Luckily, like surviving a festival and partying until the sun rises, not oversharing at the afters is a skill you can learn. I know this because I, too, have drank and shared too much at multiple afters. I likely did not have to profess a platonic love to a person I had known for a grand total of four hours. I definitely did not have to detail my work week to someone who until then did not even know what I did. A few times, I caught myself in the act and luckily stopped before it got too bad. Other times, my friends had to snap me out of it by ever so subtly asking if I wanted to drink some water or head back to the dance floor. I’ve also been around people who somehow consistently manage to say less. I like to think I’ve learned from their rights and my wrongs.
None of this is to say that you shouldn't be honest, vulnerable, or engage in conversation at parties. Plenty of great relationships are formed that way. It’s just a matter of doing it right—saying just enough at just the right time. Below are some ways to keep the party going while keeping your mouth shut.
Let your body do the talking, as the saying goes.
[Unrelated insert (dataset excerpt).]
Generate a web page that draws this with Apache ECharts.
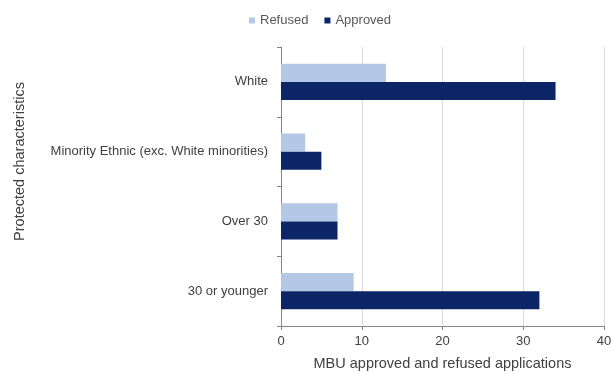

Oversharing often happens away from the dance floor, over cigarettes on the patio, or during hookup preludes in the bedroom. Getting lost in the music and dancing, then, is a good way to keep you from running your mouth. It’s hard to talk, or even think of talking, when you truly let the music take control.
Stick to people you already know
You’ll likely be at the afters with at least a few good friends—people you already know and keep regularly updated on your life. Stick to them when you think you might start oversharing. That way, you’ll have less to talk about, because they probably already know what you would say.
But if you do end up oversharing anyway, these close friends may find it easier to forgive you for it, or have the guts to shut you up.
Talk any issues out before the party
This is probably a good idea in general, even if you don’t fear oversharing at parties.
In my experience, many of the things people overshare when they’re drunk or high are things they would do well to talk about sober. If there’s something going on in your life that you think you need to talk about, and if you know you’re going to be in a situation where you run the risk of sharing too much when you’re not in the right mind to be sharing at all, make time to talk about that thing beforehand.
Journal, talk to a friend, see a professional. Resolving your issues sober will likely give you less material to overshare when you’re not.
Cool it on the drinks and drugs
The privacy of an afters and the impending end of a bender can tempt some people to really push it on the substances. Go hard then go home, or whatever. This might sound like a good idea, a last-ditch effort to make the party even better somehow. But it’s when Icarus got too excited that he began to fall.
If you know you run the risk of oversharing, have even more discretion for every shot, bottle, can, bump, line, or pill you take throughout the night. One too many can lead to a few stories too much.
Remember that it’s never too early or too late to stop
The Sunk Cost Fallacy is the tendency of people to see an action through because they’ve already invested the time and effort into starting it, whether or not the costs of seeing it through outweigh the benefits.
When you catch yourself oversharing, don’t fall into a Sunk Cost Fallacy. The costs of finishing that story (e.g. talking someone’s ear off, the morning-after embarrassment, etc.) will likely not outweigh the benefits (if any).
Maybe the best way to stop yourself from oversharing is to get someone else to overshare instead. Kidding aside, asking questions will at least invite conversation and prevent you from delivering an untimely monologue.
If all else fails, tell yourself it’s OK. People probably won’t remember what you said.